Franklin, based in Tampa, will serve as the system’s Rehabilitation Coach for position players who are sent to Tampa after injury. It could be a Double-A Trenton player; it could be a major-league player. Franklin will help them smooth their respective roads back.
“I’ll be working with these players on the baseball part of it,” he said. “After the doctors and trainers give them the go-ahead, I’ll be working with them on drills, getting their timing back. I’m really looking forward to it.”
Having the always upbeat Franklin in this position can only help. Attitude is a big part of rehab for injured players, as Yankees first baseman Greg Bird explained.
“Tampa is a great place to be when it is in Spring Training. You want to be there then,” said Bird, who is the front-runner to play first base for the Yankees this season. “But when you are hurt, and you are down there during the season, it’s the last place you want to be.

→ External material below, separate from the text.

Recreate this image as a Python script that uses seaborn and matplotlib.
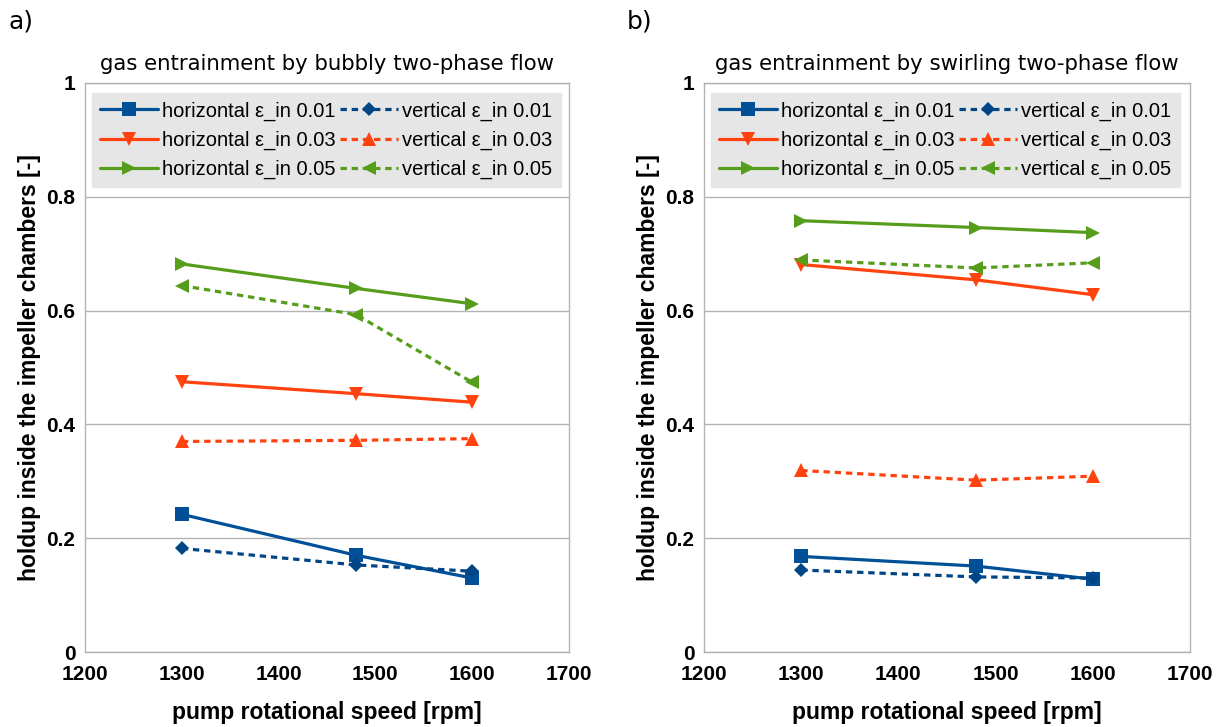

“You have to be there and follow your program. The people working with you do seem to grasp what we go through when we’re trying to get back on the field.”
Franklin, who brought out the best in players during his 21 seasons of managing – 10 years in the Yankees system and eight with Double-A Trenton that produced three Eastern League championships – fits this rehabilitation role perfectly. Few in the Yankees system empathize with players the unique way he can.
While Jay Bell, an excellent baseball man, joins the Yankees organization and will pilot the Class-A Advanced Tampa Yankees in 2017, Franklin’s managerial experience and game management will also be put to use this spring and summer.
“This is another part of this that has me excited,” he said. “Beside the Tampa Yankees, we have two other teams down here in the Gulf Coast League (GCL Yankees East and GCL Yankees West) and a lot of younger coaches just getting a start.
“I’ll be working with those teams as well. I’ll assist our younger staffs wherever ( can.”
Franklin certainly could have gone back to Appalachian League Pulaski, where he has been the last two seasons, but jumped at the offer to stay in warm weather all season.
“It’s good for my bones,” he said with a chuckle. “At this stage of my career, this works out perfectly for me. “I enjoy working for the Yankees, and they have been great to me.”
And, Tony Franklin, you have been great for the Yankees system as well, and the organization is glad to have you.